» YOUR INSTRUCTIONS
Starting at the line that contains "Output the Python" and stopping at the line that contains "from matplotlib.patches import Rectangle", return those lines exactly and nothing else. Both end lines count; pictures do not.

>> start EXERCISE INPUTS

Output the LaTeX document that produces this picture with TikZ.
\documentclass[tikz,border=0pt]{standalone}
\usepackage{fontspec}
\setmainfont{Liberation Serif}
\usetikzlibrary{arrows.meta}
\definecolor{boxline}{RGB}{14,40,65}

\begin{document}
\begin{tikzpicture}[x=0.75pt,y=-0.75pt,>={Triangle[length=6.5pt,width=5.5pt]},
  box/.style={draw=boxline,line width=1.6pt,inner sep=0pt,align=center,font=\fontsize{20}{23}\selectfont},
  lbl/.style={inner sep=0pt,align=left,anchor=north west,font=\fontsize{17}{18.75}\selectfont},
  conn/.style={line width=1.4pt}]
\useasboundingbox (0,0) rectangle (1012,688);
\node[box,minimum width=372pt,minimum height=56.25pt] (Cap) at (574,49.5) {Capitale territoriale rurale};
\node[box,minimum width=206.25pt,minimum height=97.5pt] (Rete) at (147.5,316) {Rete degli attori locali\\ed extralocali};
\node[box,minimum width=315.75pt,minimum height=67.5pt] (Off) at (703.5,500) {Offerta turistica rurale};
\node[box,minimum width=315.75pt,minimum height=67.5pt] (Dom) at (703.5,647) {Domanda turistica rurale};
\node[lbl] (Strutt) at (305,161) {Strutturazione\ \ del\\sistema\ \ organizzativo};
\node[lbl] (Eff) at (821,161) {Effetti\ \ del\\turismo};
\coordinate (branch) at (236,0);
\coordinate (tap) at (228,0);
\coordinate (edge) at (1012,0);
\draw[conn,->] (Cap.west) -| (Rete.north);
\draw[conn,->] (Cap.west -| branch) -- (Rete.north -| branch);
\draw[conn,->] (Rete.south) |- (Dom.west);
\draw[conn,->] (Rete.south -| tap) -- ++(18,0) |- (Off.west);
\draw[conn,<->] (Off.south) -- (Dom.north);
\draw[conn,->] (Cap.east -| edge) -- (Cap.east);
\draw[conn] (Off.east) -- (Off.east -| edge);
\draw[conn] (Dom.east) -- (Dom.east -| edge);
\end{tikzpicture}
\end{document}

>> end EXERCISE INPUTS
>> start EXERCISE INPUTS

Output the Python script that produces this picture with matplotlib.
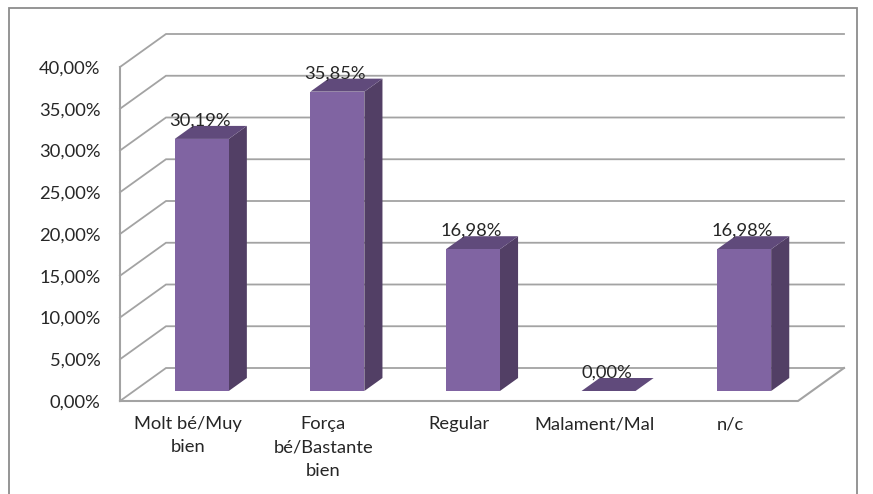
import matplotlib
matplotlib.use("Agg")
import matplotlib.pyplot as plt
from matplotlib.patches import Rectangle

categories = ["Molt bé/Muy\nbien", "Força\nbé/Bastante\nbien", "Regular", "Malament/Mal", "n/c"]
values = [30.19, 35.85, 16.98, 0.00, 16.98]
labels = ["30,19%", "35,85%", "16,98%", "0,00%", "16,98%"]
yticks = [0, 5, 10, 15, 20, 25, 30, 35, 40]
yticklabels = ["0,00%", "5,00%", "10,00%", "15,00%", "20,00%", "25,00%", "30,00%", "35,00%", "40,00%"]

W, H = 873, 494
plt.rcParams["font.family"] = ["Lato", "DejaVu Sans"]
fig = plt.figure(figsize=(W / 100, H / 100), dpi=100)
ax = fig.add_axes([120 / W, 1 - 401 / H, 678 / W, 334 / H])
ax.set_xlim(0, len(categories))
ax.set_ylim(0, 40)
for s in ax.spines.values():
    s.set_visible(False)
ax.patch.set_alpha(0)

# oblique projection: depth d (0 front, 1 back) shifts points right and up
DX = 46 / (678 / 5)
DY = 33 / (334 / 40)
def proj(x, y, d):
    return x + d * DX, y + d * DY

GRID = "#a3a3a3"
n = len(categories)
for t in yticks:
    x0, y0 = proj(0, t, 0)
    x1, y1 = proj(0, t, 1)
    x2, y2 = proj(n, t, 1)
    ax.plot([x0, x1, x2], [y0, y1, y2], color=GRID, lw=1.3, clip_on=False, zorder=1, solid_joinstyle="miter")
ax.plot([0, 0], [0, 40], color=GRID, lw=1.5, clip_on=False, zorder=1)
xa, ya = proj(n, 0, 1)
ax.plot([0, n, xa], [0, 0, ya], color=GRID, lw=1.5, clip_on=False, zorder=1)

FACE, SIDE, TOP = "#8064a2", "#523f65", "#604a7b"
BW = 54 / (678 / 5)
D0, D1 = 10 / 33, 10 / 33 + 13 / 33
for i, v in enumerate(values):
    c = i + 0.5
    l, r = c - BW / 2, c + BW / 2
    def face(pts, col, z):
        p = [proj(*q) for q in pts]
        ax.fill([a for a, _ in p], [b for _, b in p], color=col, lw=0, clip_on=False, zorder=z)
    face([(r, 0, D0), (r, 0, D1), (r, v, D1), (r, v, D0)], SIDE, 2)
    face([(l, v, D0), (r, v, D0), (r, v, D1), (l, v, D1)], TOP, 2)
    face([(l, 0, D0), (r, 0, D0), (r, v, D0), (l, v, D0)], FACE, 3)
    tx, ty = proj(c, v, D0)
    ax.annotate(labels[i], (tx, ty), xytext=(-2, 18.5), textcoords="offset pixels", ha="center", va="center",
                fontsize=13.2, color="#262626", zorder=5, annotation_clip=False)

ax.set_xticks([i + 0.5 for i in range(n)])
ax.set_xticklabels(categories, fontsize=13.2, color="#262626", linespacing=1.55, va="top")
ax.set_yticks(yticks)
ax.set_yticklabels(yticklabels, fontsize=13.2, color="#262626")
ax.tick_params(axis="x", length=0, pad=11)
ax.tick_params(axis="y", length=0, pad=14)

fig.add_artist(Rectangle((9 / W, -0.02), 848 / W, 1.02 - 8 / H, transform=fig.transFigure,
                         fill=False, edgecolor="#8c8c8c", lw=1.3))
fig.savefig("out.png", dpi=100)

>> end EXERCISE INPUTS
>> start EXERCISE INPUTS

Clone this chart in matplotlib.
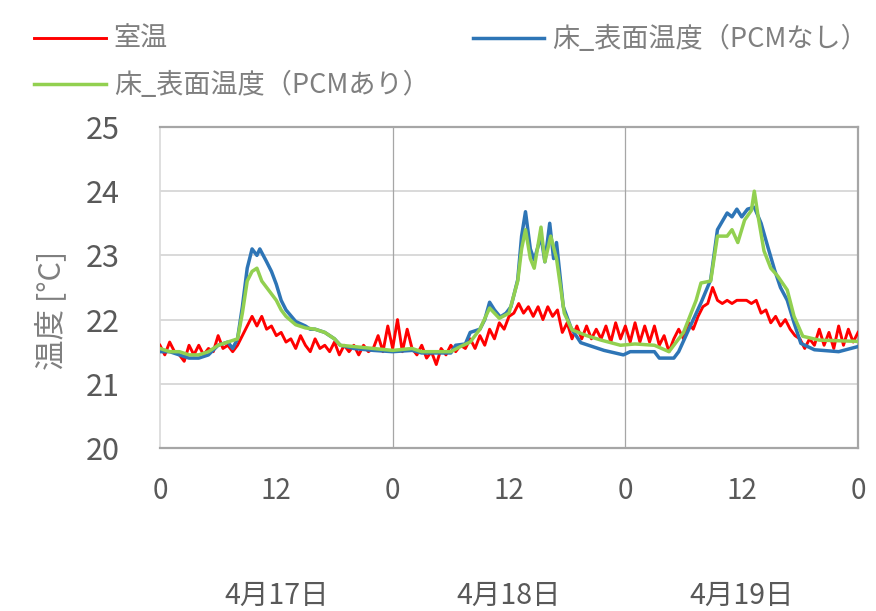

>> end EXERCISE INPUTS

» EXERCISE ANSWER
Output the Python script that produces this picture with matplotlib.
import matplotlib
matplotlib.use("Agg")
import matplotlib.pyplot as plt
from matplotlib.patches import Rectangle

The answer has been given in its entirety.